The village formulates the next year’s budget every March, forcing it to blindly predict what kind of resources they’ll need for the winter to come.

Their general rule of thumb, Giordano said, is to budget conservatively and hope for a mild winter, and make sure there are appropriate funds in the contingency budget in case of an emergency. The village only used that contingency once in the past decade.

The current village budget for snow removal is $33,000, but officials mitigated costs due to the complete lack of snow since February 2022. The village hasn’t purchased sand or salt in the past two years — the inventory they purchased before then is still keeping them going.

A sizeable chunk of the village’s money doesn’t go to those resources like salt, sand or snow plows, but rather to the people who deploy them. Lynbrook has a staff of 48 that remain on standby to plow the 40 miles of highway the village is responsible for, and has put aside nearly double the snow removal budget to pay for those workers’ potential overtime. But last year, the village needed less than three percent of that budget.

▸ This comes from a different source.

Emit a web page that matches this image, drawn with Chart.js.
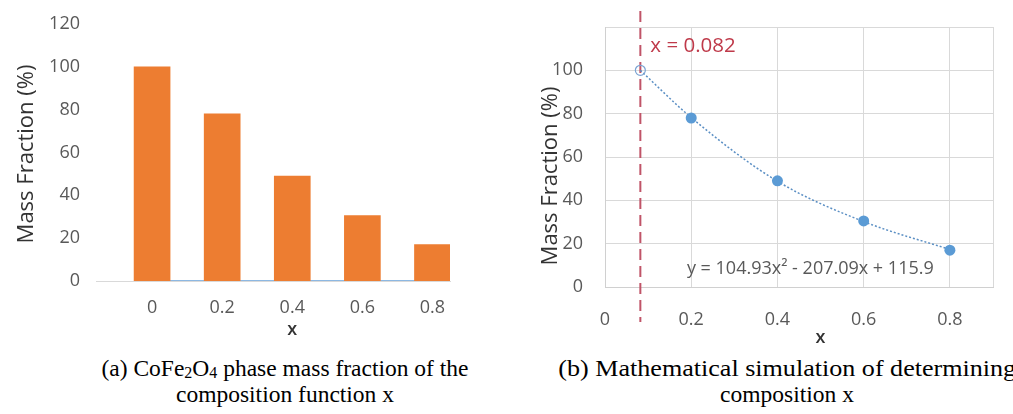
<!DOCTYPE html>
<html><head><meta charset="utf-8">
<script src="https://cdn.jsdelivr.net/npm/chart.js@4.4.1/dist/chart.umd.min.js"></script>
<style>
html,body{margin:0;padding:0;background:#fff;overflow:hidden;}
#wrap{position:relative;width:1013px;height:414px;overflow:hidden;background:#fff;}
#c1{position:absolute;left:0;top:0;}
#c2{position:absolute;left:505px;top:0;}
.cap{position:absolute;font-family:"Liberation Serif","Times New Roman",serif;font-size:23.5px;color:#000;white-space:nowrap;text-align:center;line-height:26px;}
.cap sub{font-size:0.68em;vertical-align:-0.15em;line-height:0;}
.wide{display:inline-block;transform:scaleX(1.11);transform-origin:50% 50%;}
</style></head><body>
<div id="wrap">
<canvas id="c1" width="505" height="350"></canvas>
<canvas id="c2" width="508" height="350"></canvas>
<div class="cap" style="left:35px;top:355px;width:500px;">(a) CoFe<sub>2</sub>O<sub>4</sub> phase mass fraction of the<br>composition function x</div>
<div class="cap" style="left:517px;top:355px;width:540px;"><span class="wide">(b) Mathematical simulation of determining</span><br>composition x</div>
</div>
<script>
// ---- data ----
const barX = [0, 0.2, 0.4, 0.6, 0.8];
const barValues = [100, 78, 49, 30.5, 17];
const zeroSeries = [0, 0, 0, 0, 0];
const leftXTicks = [0, 0.2, 0.4, 0.6, 0.8];
const leftYTicks = [0, 20, 40, 60, 80, 100, 120];

const simX = [0.2, 0.4, 0.6, 0.8];
const simValues = [78, 49, 30.5, 17];
const interceptX = [0.082];
const interceptY = [100];
const trendX = [0.082, 0.2, 0.4, 0.6, 0.8];
const trendY = [100, 78.2, 48.8, 30.2, 17.3];
const rightXTicks = [0, 0.2, 0.4, 0.6, 0.8];
const rightYTicks = [0, 20, 40, 60, 80, 100];
const markerValue = 0.082;
const markerLabel = 'x = 0.082';
const equationLabel = 'y = 104.93x\u00B2 - 207.09x + 115.9';

const FONT = '"Open Sans", "Liberation Sans", sans-serif';

function makeTextPlugin(items) {
  return {
    id: 'texts',
    afterDraw(chart) {
      const ctx = chart.ctx;
      items.forEach(it => {
        const p = it.pos(chart);
        ctx.save();
        ctx.font = it.font;
        ctx.fillStyle = it.color;
        ctx.textAlign = it.align || 'center';
        ctx.textBaseline = 'middle';
        ctx.translate(p.x, p.y);
        if (it.rotate) ctx.rotate(it.rotate);
        ctx.fillText(it.text, 0, 0);
        ctx.restore();
      });
    }
  };
}

function markerPlugin(value, color) {
  return {
    id: 'marker',
    beforeDatasetsDraw(chart) {
      const ctx = chart.ctx;
      const x = chart.scales.x.getPixelForValue(value);
      const {top, bottom} = chart.chartArea;
      ctx.save();
      ctx.strokeStyle = color;
      ctx.lineWidth = 2;
      ctx.setLineDash([11, 6]);
      ctx.beginPath();
      ctx.moveTo(x, top - 16);
      ctx.lineTo(x, bottom + 35);
      ctx.stroke();
      ctx.restore();
    }
  };
}

const tickFont = {family: FONT, size: 18};

// ---- chart (a) ----
new Chart(document.getElementById('c1'), {
  type: 'bar',
  data: {
    datasets: [
      { type: 'bar', data: barX.map((x, i) => ({x, y: barValues[i]})),
        backgroundColor: '#ed7d31', borderWidth: 0, barThickness: 36, order: 1 },
      { type: 'line', data: barX.map((x, i) => ({x, y: zeroSeries[i]})),
        borderColor: '#8db8e2', borderWidth: 2, pointRadius: 0, order: 2 }
    ]
  },
  options: {
    responsive: false, animation: false, events: [],
    layout: {padding: {top: 24, right: 55, left: 0, bottom: 0}},
    plugins: {legend: {display: false}, tooltip: {enabled: false}},
    scales: {
      x: {
        type: 'linear', min: -0.16, max: 0.85, offset: false,
        afterBuildTicks: s => { s.ticks = leftXTicks.map(v => ({value: v})); },
        afterFit: s => { s.height = 69; s.paddingLeft = 0; s.paddingRight = 0; },
        grid: {display: false, drawTicks: false, offset: false},
        border: {display: true, color: '#d9d9d9', width: 1},
        ticks: {padding: 16, color: '#595959', font: tickFont, maxRotation: 0, autoSkip: false,
                callback: v => String(v)}
      },
      y: {
        min: 0, max: 120,
        afterBuildTicks: s => { s.ticks = leftYTicks.map(v => ({value: v})); },
        afterFit: s => { s.width = 96; s.paddingTop = 0; s.paddingBottom = 0; },
        grid: {display: false, drawTicks: false},
        border: {display: false},
        ticks: {padding: 16, color: '#595959', font: tickFont, callback: v => String(v)}
      }
    }
  },
  plugins: [makeTextPlugin([
    {text: 'Mass Fraction (%)', font: '22px ' + FONT, color: '#333333', rotate: -Math.PI / 2,
     pos: c => ({x: 27, y: 154})},
    {text: 'x', font: '600 18px ' + FONT, color: '#333333',
     pos: c => ({x: c.scales.x.getPixelForValue(0.4), y: 330})}
  ])]
});

// ---- chart (b) ----
new Chart(document.getElementById('c2'), {
  type: 'scatter',
  data: {
    datasets: [
      { data: simX.map((x, i) => ({x, y: simValues[i]})), pointRadius: 5.5,
        backgroundColor: '#5b9bd5', borderColor: '#5b9bd5', borderWidth: 0, order: 1 },
      { data: interceptX.map((x, i) => ({x, y: interceptY[i]})), pointRadius: 5,
        backgroundColor: 'rgba(0,0,0,0)', borderColor: '#7ba3d3', borderWidth: 1.2, order: 2 },
      { data: trendX.map((x, i) => ({x, y: trendY[i]})), showLine: true, pointRadius: 0,
        borderColor: '#5b8fc4', borderWidth: 1.5, borderDash: [2, 2], tension: 0.4,
        cubicInterpolationMode: 'monotone', order: 3 }
    ]
  },
  options: {
    responsive: false, animation: false, events: [],
    layout: {padding: {top: 27, right: 20, left: 0, bottom: 0}},
    plugins: {legend: {display: false}, tooltip: {enabled: false}},
    scales: {
      x: {
        type: 'linear', min: 0, max: 0.9,
        afterBuildTicks: s => { s.ticks = rightXTicks.concat([0.9]).map(v => ({value: v})); },
        afterFit: s => { s.height = 63; s.paddingLeft = 0; s.paddingRight = 0; },
        grid: {color: '#d9d9d9', drawTicks: false},
        border: {display: true, color: '#d0d0d0', width: 1},
        ticks: {padding: 22, color: '#595959', font: tickFont, maxRotation: 0, autoSkip: false,
                callback: v => rightXTicks.includes(v) ? String(v) : ''}
      },
      y: {
        min: 0, max: 120,
        afterBuildTicks: s => { s.ticks = rightYTicks.concat([120]).map(v => ({value: v})); },
        afterFit: s => { s.width = 100; s.paddingTop = 0; s.paddingBottom = 0; },
        grid: {color: '#d9d9d9', drawTicks: false},
        border: {display: true, color: '#d0d0d0', width: 1},
        ticks: {padding: 22, color: '#595959', font: tickFont,
                callback: v => rightYTicks.includes(v) ? String(v) : ''}
      }
    }
  },
  plugins: [markerPlugin(markerValue, '#c05468'), makeTextPlugin([
    {text: 'Mass Fraction (%)', font: '22px ' + FONT, color: '#333333', rotate: -Math.PI / 2,
     pos: c => ({x: 46, y: 176})},
    {text: 'x', font: '600 18px ' + FONT, color: '#333333',
     pos: c => ({x: c.scales.x.getPixelForValue(0.5), y: 338})},
    {text: markerLabel, font: '20.5px ' + FONT, color: '#bf3a4a', align: 'left',
     pos: c => ({x: c.scales.x.getPixelForValue(markerValue) + 10, y: c.scales.y.getPixelForValue(111)})},
    {text: equationLabel, font: '18px ' + FONT, color: '#595959', align: 'left',
     pos: c => ({x: c.scales.x.getPixelForValue(0.19), y: c.scales.y.getPixelForValue(8.3)})}
  ])]
});
</script>
</body></html>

When the money for snow removal remains unused at the end of the fiscal year, it goes back into the budget to offset residents’ taxes.

However, if kids are still looking for an opportunity to make snow angels — or, of course, have a day off from school — there is still hope.

“For the snow lovers out there, it’s far too soon to write off this winter,” Dominic Rammuni, meteorologist at the National Weather Service, said. “We are just entering the climatologically snowiest period of the year where Islip averages nearly 9 inches in January and another 10 inches in February, so plenty of winter to get through.”

There are “several opportunities on the horizon that could finally put an end to our nearly snowless stretch,” Rammuni reported.. He said that the jet stream has been positioned in a way that has been bringing storm after storm into the area. Now, all that is needed is some cold air from Canada to enter the country.

“I think odds are better than not that these players line up at least once or twice before the winter comes to a close,” Rammuni said.

In the meantime, though, the Lynbrook Cares Committee remains prepared. Habert has focused on getting other organizations — like the Boy Scouts, the Lynbrook Knights baseball team, and the high school’s Key Club — involved.

“We’re getting the kids — the young adults — getting them into giving back to the community, and doing service for people who need it,” Habert said.

Bringing his son to one of the volunteer snow shoveling outings, Habert said, was impactful for him. Doing something selfless for others — and seeing how his actions directly helped them — did him good, Habert said.

“It’s a folksy feel, but we want to do that,” Habert said. “That’s why we want to try to get the younger people involved — so they can get into that habit and then carry it on to the next generation.”